#### RAW RECORDS
------------------------------------

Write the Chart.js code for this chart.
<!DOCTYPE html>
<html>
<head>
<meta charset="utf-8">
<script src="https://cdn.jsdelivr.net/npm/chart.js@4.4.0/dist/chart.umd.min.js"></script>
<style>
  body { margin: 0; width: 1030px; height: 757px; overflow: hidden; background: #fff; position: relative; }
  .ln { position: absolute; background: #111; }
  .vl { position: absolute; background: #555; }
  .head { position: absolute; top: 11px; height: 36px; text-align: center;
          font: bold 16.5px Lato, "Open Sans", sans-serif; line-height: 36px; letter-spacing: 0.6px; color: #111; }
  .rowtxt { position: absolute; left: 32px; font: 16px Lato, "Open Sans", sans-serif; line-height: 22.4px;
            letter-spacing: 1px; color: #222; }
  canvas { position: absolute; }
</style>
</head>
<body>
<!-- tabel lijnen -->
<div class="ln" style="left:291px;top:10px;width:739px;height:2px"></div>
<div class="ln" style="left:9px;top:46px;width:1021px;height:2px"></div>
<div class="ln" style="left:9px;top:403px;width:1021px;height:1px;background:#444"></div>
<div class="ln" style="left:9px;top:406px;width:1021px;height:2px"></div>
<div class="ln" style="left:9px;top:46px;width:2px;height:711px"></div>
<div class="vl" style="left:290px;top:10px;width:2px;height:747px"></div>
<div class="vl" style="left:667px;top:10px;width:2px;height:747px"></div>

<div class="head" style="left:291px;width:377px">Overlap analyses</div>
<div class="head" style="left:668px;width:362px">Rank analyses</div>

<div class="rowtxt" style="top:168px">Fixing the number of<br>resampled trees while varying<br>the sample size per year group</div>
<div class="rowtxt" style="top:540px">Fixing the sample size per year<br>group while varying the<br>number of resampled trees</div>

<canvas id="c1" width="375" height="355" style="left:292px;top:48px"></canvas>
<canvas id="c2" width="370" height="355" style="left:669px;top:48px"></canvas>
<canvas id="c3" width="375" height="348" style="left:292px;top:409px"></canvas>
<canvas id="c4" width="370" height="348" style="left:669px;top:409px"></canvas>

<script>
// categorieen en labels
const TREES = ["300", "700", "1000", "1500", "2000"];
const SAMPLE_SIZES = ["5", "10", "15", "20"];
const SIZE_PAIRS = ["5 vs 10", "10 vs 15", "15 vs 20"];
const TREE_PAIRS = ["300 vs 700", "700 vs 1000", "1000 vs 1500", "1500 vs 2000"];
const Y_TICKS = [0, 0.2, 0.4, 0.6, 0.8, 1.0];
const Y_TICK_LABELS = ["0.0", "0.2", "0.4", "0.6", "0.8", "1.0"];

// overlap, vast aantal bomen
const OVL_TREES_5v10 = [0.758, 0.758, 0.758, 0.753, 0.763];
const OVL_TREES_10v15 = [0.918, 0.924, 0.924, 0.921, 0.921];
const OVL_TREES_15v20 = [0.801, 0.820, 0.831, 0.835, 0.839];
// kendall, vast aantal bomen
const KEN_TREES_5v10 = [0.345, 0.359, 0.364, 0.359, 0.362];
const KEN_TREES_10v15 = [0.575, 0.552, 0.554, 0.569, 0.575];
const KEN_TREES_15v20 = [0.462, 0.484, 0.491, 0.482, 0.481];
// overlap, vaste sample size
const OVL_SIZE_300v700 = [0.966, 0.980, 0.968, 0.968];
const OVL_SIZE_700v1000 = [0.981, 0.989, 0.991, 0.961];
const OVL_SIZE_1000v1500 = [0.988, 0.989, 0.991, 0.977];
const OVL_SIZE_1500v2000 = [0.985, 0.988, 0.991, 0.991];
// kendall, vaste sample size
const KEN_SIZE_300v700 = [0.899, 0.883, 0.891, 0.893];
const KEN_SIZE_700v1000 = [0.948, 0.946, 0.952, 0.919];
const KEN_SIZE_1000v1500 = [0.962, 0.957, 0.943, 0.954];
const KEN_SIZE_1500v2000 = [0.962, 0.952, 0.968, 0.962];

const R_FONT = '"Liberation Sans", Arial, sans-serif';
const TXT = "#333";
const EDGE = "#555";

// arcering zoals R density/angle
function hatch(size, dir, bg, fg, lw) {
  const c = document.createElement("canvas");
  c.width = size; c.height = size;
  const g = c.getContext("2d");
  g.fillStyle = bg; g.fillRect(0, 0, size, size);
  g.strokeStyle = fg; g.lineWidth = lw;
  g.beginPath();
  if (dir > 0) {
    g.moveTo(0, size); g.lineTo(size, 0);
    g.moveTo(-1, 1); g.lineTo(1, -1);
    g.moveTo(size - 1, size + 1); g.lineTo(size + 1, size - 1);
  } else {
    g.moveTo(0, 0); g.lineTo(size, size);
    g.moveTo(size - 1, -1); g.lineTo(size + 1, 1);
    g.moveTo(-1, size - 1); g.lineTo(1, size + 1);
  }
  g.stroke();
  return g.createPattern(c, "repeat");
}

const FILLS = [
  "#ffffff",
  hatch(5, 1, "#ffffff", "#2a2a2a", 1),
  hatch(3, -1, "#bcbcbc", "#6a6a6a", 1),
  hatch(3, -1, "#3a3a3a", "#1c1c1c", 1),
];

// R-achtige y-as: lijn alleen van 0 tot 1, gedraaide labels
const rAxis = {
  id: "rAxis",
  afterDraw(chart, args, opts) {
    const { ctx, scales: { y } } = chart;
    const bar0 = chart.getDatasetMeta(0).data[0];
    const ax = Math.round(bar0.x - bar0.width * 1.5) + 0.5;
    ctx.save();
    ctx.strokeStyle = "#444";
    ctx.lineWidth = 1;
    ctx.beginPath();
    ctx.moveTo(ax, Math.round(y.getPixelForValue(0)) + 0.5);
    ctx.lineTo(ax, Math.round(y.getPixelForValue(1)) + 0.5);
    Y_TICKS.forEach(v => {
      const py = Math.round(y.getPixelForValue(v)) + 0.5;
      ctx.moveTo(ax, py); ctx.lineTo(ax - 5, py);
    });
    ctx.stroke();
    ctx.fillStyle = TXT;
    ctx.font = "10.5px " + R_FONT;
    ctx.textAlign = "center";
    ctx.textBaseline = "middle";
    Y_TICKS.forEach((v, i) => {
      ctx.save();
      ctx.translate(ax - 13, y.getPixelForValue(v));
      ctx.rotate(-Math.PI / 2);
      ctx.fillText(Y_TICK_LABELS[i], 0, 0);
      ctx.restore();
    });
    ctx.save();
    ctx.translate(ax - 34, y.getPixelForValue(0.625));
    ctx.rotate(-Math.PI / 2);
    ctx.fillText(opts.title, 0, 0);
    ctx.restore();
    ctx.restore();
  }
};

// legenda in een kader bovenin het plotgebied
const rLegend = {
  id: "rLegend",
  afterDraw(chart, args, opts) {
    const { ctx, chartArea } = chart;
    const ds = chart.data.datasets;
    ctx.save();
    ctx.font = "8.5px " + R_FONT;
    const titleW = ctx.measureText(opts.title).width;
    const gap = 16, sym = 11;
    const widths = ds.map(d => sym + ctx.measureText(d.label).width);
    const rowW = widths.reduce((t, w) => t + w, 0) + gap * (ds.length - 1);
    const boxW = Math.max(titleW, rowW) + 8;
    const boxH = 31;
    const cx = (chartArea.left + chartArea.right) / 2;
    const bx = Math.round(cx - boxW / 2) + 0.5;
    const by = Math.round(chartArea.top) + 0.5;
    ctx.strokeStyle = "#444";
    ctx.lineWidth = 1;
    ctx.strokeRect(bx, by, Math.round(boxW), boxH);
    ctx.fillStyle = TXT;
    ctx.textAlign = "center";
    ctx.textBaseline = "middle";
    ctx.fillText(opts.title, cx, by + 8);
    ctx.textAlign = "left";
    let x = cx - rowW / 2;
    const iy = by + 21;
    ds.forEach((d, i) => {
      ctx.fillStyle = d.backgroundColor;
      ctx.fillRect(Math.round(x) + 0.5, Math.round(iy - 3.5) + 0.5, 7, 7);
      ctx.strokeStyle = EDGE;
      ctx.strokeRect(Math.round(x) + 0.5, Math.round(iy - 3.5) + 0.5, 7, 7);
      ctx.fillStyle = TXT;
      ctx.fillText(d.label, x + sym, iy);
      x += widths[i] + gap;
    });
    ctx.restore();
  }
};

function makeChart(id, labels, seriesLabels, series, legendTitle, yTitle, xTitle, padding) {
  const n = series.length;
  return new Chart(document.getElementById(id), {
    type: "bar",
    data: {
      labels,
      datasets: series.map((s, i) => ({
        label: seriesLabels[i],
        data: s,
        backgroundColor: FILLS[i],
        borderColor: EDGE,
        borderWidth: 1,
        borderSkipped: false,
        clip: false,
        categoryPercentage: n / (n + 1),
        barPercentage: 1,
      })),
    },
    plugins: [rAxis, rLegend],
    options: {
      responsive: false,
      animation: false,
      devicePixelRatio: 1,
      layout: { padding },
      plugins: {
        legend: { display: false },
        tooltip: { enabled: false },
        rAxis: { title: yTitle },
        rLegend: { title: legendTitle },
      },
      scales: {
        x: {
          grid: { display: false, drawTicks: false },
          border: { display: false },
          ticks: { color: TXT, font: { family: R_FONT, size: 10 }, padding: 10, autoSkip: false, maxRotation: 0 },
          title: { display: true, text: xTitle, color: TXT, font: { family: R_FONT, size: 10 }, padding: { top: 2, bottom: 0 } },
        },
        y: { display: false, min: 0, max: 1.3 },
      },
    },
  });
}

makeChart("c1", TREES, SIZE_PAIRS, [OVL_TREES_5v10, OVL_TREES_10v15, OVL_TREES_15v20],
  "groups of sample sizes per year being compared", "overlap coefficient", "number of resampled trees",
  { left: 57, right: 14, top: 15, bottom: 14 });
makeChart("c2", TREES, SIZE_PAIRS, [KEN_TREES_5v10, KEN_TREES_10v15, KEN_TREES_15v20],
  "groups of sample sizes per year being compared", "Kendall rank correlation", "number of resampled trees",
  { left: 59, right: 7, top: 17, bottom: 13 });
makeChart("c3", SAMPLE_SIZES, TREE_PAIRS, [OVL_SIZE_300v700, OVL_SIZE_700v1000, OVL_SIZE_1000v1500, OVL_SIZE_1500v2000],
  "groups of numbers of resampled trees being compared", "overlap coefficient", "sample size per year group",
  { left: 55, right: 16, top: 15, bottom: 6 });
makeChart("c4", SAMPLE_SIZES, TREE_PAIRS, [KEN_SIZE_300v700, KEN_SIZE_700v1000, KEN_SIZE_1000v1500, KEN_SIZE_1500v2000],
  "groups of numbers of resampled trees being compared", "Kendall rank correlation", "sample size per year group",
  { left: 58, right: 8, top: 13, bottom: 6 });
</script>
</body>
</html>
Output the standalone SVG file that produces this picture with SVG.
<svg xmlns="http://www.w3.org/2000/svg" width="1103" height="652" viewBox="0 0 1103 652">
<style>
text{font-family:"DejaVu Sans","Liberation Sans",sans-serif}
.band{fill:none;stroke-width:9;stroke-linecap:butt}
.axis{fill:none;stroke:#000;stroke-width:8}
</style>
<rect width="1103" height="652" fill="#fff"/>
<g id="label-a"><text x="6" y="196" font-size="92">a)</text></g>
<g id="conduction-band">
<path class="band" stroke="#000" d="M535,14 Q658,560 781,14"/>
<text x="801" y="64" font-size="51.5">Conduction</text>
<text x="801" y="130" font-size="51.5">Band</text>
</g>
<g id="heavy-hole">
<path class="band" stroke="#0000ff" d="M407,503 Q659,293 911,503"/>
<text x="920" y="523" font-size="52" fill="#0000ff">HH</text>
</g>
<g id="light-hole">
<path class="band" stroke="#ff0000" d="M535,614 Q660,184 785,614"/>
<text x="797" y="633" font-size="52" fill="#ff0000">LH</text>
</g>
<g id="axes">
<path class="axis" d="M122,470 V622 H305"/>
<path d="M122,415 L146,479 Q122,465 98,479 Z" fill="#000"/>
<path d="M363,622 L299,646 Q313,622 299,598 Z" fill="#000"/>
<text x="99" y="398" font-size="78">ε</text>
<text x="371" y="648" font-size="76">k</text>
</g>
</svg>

------------------------------------

#### YOUR TASK
What are the lines from the one with "Output the standalone" through the last line of the records above? Quote them exactly and add nothing.

#### OUTPUT OF THE TASK
Output the standalone SVG file that produces this picture with SVG.
<svg xmlns="http://www.w3.org/2000/svg" width="1103" height="652" viewBox="0 0 1103 652">
<style>
text{font-family:"DejaVu Sans","Liberation Sans",sans-serif}
.band{fill:none;stroke-width:9;stroke-linecap:butt}
.axis{fill:none;stroke:#000;stroke-width:8}
</style>
<rect width="1103" height="652" fill="#fff"/>
<g id="label-a"><text x="6" y="196" font-size="92">a)</text></g>
<g id="conduction-band">
<path class="band" stroke="#000" d="M535,14 Q658,560 781,14"/>
<text x="801" y="64" font-size="51.5">Conduction</text>
<text x="801" y="130" font-size="51.5">Band</text>
</g>
<g id="heavy-hole">
<path class="band" stroke="#0000ff" d="M407,503 Q659,293 911,503"/>
<text x="920" y="523" font-size="52" fill="#0000ff">HH</text>
</g>
<g id="light-hole">
<path class="band" stroke="#ff0000" d="M535,614 Q660,184 785,614"/>
<text x="797" y="633" font-size="52" fill="#ff0000">LH</text>
</g>
<g id="axes">
<path class="axis" d="M122,470 V622 H305"/>
<path d="M122,415 L146,479 Q122,465 98,479 Z" fill="#000"/>
<path d="M363,622 L299,646 Q313,622 299,598 Z" fill="#000"/>
<text x="99" y="398" font-size="78">ε</text>
<text x="371" y="648" font-size="76">k</text>
</g>
</svg>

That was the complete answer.